In 1489, Archbishop Gennady embarked on the path of fighting the heretics and asked Archbishop of Rostov to consult with the elders Nil Sorsky and Paisiy Yaroslavov (who had been living in his eparchy) and seek their assistance in this matter. Historical accounts of that period do not shed any light on the outcome of these "negotiations", but from that time on there seems to have been no interaction between Sorsky and Yaroslavov on one side and Gennady and Joseph Volotsky on the other.

The two elders, however, did not treat heresy with indifference. They were both present at the Synod of 1490, which dealt with heresy, and exerted their influence upon its final decision. Initially, the clergy unanimously spoke in support of burning all the heretics at the stake. At the conclusion of the synod, however, only a few priests were condemned and then defrocked without being executed. Later in the decade, however, several heretics were burned in both Novgorod and Moscow.[4]

Teaching and influence[edit]

Nil Sorsky’s teachings differed from standard Russian Orthodoxy[citation needed]. In his teachings, he developed mystical and ascetical ideas along the lines of Gregory Sinaite's hesychasm, asking the believers to concentrate on their inner world and personal emotional experiences of faith as means for achieving unity with God. Nil Sorsky demanded that monks participate in productive labor and spoke in support of monastic reforms on a basis of a secluded and modest lifestyle.

Nil Sorsky dedicated his efforts towards fighting against monastic landownership rights at the Synod of 1503 in Moscow. There, he raised a question about monastic estates, which comprised about one third of the territory of the whole Russian state at that time and which, in his view, had been responsible for demoralization of the Russian monastic communities. Nil Sorsky was supported by the elders of the Kirillo-Belozersky Monastery and his disciple Vassian Patrikeyev. Although he spoke in favor of Ivan III’s policy of secularization of monastic lands, Sorsky did not live long enough to see the end of this struggle.
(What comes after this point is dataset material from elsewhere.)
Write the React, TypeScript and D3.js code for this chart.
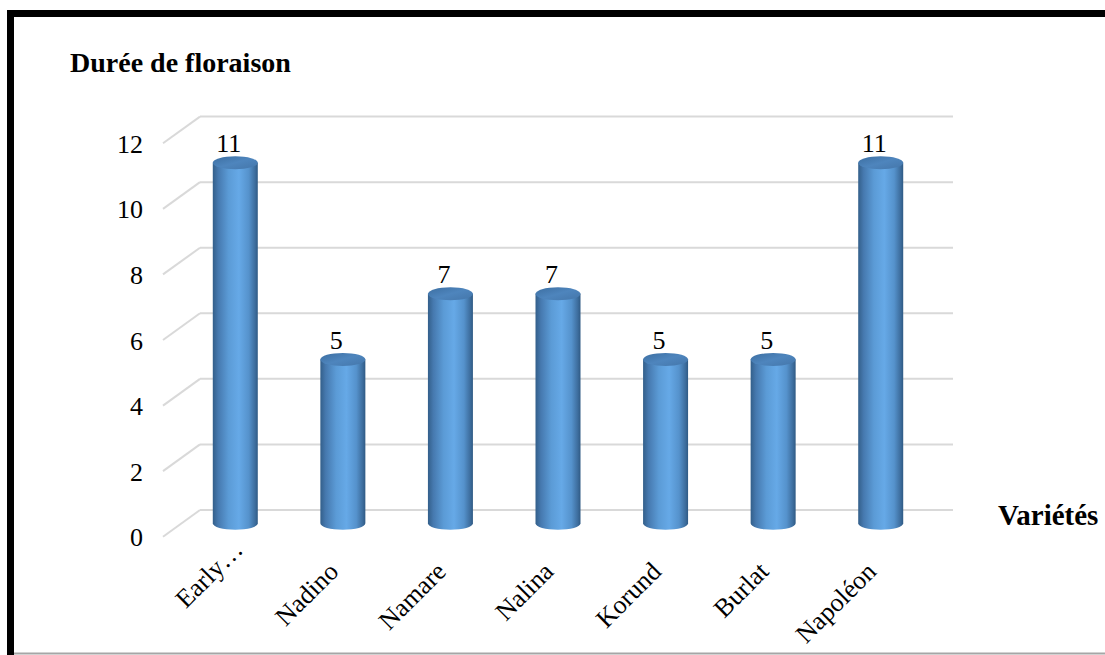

Patrikeyev and Artemius of the Trinity were Nil Sorsky’s successors.

References[edit]

  1. ^ On Nil Sorsky, see David M. Goldfrank, "Recentering Nil Sorskii: The Evidence from the Sources," Russian Review 66, No. 3 (2007): 359–376.
  2. ^ (Greek) Ὁ Ὅσιος Νεῖλος ἐκ Ρωσίας. 7 Μαΐου. ΜΕΓΑΣ ΣΥΝΑΞΑΡΙΣΤΗΣ.
  3. ^ Nil Sorsky: The Complete Writings. George Maloney, ed. and trans.(Mahwah, NJ: Paulist Press, 2003).
  4. ^ David M Goldfrank, "Burn, Baby, Burn: Popular Culture and Heresy in Late Medieval Russia," The Journal of Popular Culture 31, no. 4 (1998): 17–32; Andrei Pliguzov, "Archbishop Gennadii and the Heresy of the 'Judaizers'" Harvard Ukrainian Studies 16(3/4) December 1992: 269-288; George Vernadsky, "The Heresy of the Judaizers and the Policies of Ivan III of Moscow," Speculum, Vol. 8, No. 4 (Oct., 1933): 436-454.